Fugitive Croatian General Ante Gotovina, one of the three most wanted war crimes suspects from the former Yugoslavia, has been arrested in Spain.
Source:
SBS
9 Dec 2005 - 12:00 AM  UPDATED 22 Aug 2013 - 12:18 PM

The 50-year-old former general was arrested at a hotel in the Canary Islands on Wednesday night and flown from Tenerife to a Spanish military base in southern Madrid.

He appeared in Spain's highest court on Thursday to be informed of the charges against him by the International Criminal Tribunal for the former Yugoslavia (ICTY).

The former French foreign legionnaire has been on the run since the ICTY indicted him for atrocities against ethnic Serbs by troops under his command during the 1991-1995 Serbo-Croatian war.

After the 10 minute hearing in the Spanish court, the judge ordered that Gotovina be kept in custody pending his transfer for trial to the international court in The Hague in the Netherlands.

Officials said Gotovina would be held at the Soto del Real prison, 37 kilometres north of Madrid, pending his transfer to The Hague in the next few days.

Capture welcomed

The capture of Gotovina is being seen as a breakthrough for the UN war crimes court, which is still bogged down with the trial of former Yugoslav president Slobodan Milosevic, now in its fourth year.

The court is under pressure from the UN, which wants to close the court by 2010 even though there are still over 50 suspects awaiting trial.

Of the 161 people indicted by the ICTY, six remain at large, including the two most-wanted fugitives Bosnian Serb leader Radovan Karadzic and his military commander Ratko Mladic.

After announcing the "very good news" of Gotovina's capture, chief war crimes prosecutor Carla Del Ponte stressed that she still expected the capture of Karadzic and Mladic.

But a Bosnian official has said the capture of Ante Gotovina was an embarrassment for Ms Del Ponte who accused the Catholic Church of sheltering him.

"Will Del Ponte be ashamed at all after her statements, which inflicted great damage on the Roman Catholic Church, that Gotovina was hiding in monasteries here and in Croatia," the chairman of Bosnia's tripartite presidency, Ivo Miro Jovic, told Bosnian Serb television.

In September, Ms Del Ponte expressed frustration over Croatia's apparent inability to track down the former general.

She told a British newspaper she suspected Gotovina was hiding in a Franciscan monastery in Croatia and that the Vatican knew his location.

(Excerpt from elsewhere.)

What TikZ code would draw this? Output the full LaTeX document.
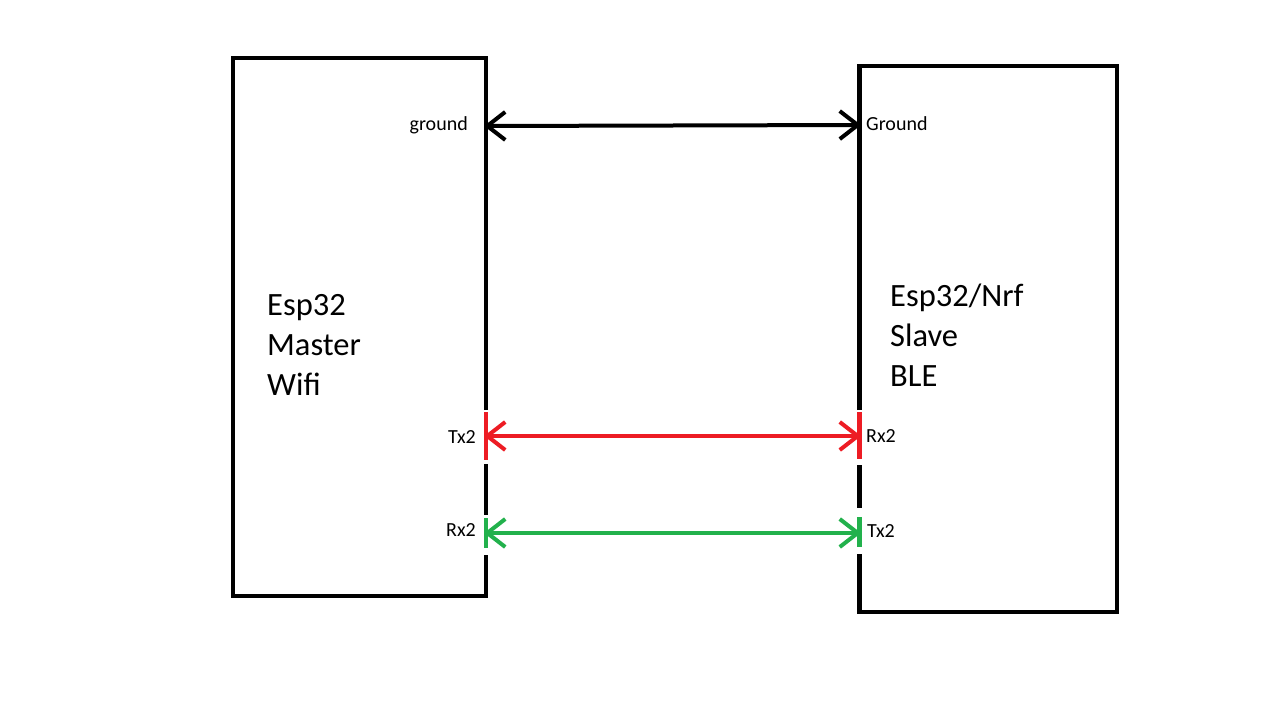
\documentclass[tikz,border=0pt]{standalone}
\usepackage{fontspec}
\setmainfont{Carlito}
\usetikzlibrary{arrows.meta}
\definecolor{myred}{HTML}{ED1C24}
\definecolor{mygreen}{HTML}{22B14C}
\begin{document}
\begin{tikzpicture}[x=1pt,y=-1pt,
  edge/.style={line width=4.5pt},
  conn/.style={line width=4pt,{Straight Barb[length=18pt,width=28pt,line width=4pt]}-{Straight Barb[length=18pt,width=28pt,line width=4pt]}},
  pin/.style={font=\fontsize{20}{22}\selectfont,inner sep=0pt},
  title/.style={font=\fontsize{32.5}{40}\selectfont,align=left,inner sep=0pt,anchor=base west}
]
\useasboundingbox (0,0) rectangle (1280,720);
% boxes (invisible nodes, outlines drawn in segments)
\node[minimum width=253pt,minimum height=538pt,inner sep=0pt] (master) at (359.5,327) {};
\node[minimum width=258pt,minimum height=546pt,inner sep=0pt] (slave) at (988,339) {};
% left box
\draw[edge] (486,410) -- (486,58) -- (233,58) -- (233,596) -- (486,596) -- (486,555);
\draw[edge] (486,464) -- (486,515);
\draw[edge,myred] (486,412) -- (486,460);
\draw[edge,mygreen] (486,518) -- (486,548);
% right box
\draw[edge] (859.5,410) -- (859.5,66) -- (1117,66) -- (1117,612) -- (859.5,612) -- (859.5,554);
\draw[edge] (859.5,465) -- (859.5,508);
\draw[edge,myred] (859.5,412) -- (859.5,459);
\draw[edge,mygreen] (859.5,517) -- (859.5,547);
% pins
\coordinate (mG) at (484,126);
\coordinate (sG) at (861,125);
\coordinate (mTx) at (484,436);
\coordinate (sRx) at (861,436);
\coordinate (mRx) at (484,533);
\coordinate (sTx) at (861,533);
\draw[conn] (mG) -- (sG);
\draw[conn,myred] (mTx) -- (sRx);
\draw[conn,mygreen] (mRx) -- (sTx);
% labels
\node[pin,anchor=east] (lg) at (468,125) {ground};
\node[pin,anchor=west] (rg) at (866,124) {Ground};
\node[pin,anchor=east] (ltx) at (476,437) {Tx2};
\node[pin,anchor=east] (lrx) at (476,530) {Rx2};
\node[pin,anchor=west] (rrx) at (866,436) {Rx2};
\node[pin,anchor=west] (rtx) at (867,531) {Tx2};
\node[title] (mt) at (267,395) {Esp32\\Master\\Wifi};
\node[title] (st) at (890,386) {Esp32/Nrf\\Slave\\BLE};
\end{tikzpicture}
\end{document}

Croatia's Catholic Church and the Vatican strenuously rejected the accusations.

Ms Del Ponte is due on December 15 to hand in a report on Serbia's cooperation with the court to the UN Security Council and a negative assessment could threaten its aspirations to join the EU.

Street protests

Several hundred people turned out on the streets of Croatia's capital on Thursday night to protest Ante Gotovina’s arrest.

A crowd gathered at Zagreb's main Ban Josip Jelacic square chanting "Ante, Ante!" and "(Prime Minister) Ivo Sanader betrayed you!"

The protesters then headed towards a nearby government building which was cordoned off by riot police, and demanded to be addressed by Prime Minister Sanader.

Scuffles broke out as police tried to push the crowd back.

Stones and bottles were thrown at the building, breaking some windows, while around five protestors were seen being detained. The crowd later dispersed.

"It is a huge injustice. Gotovina was betrayed by the Croatian authorities," Marin Zilic, a war veteran from Zagreb, told news agency AFP whist holding a large photograph of the former fugitive.

Some carried banners bearing slogans like "A hero, not a criminal!" while other wore T-shirts bearing Gotovina's photo or were wrapped in Croatian flags.

"If there was no Gotovina, there would be no Croatia. He won that most important battle for Croatia. We should never forget that," one protestor, Slaven Knezovic, said.

"It is shameful that the one who fought for Croatia's freedom is being hunted like a beast," the 64-year-old retired teacher added.

Gotovina led the 1995 military operation in which Croatia regained a key territory held by rebel Serbs in the south.

The operation -- dubbed Storm --practically ended the former Yugoslav republic's war of independence that claimed about 20,000 lives while the Serb rebels occupied one-third of its territory.

About 50 people also gathered in the southern Adriatic town of Dubrovnik to voice support to Gotovina, national television reported.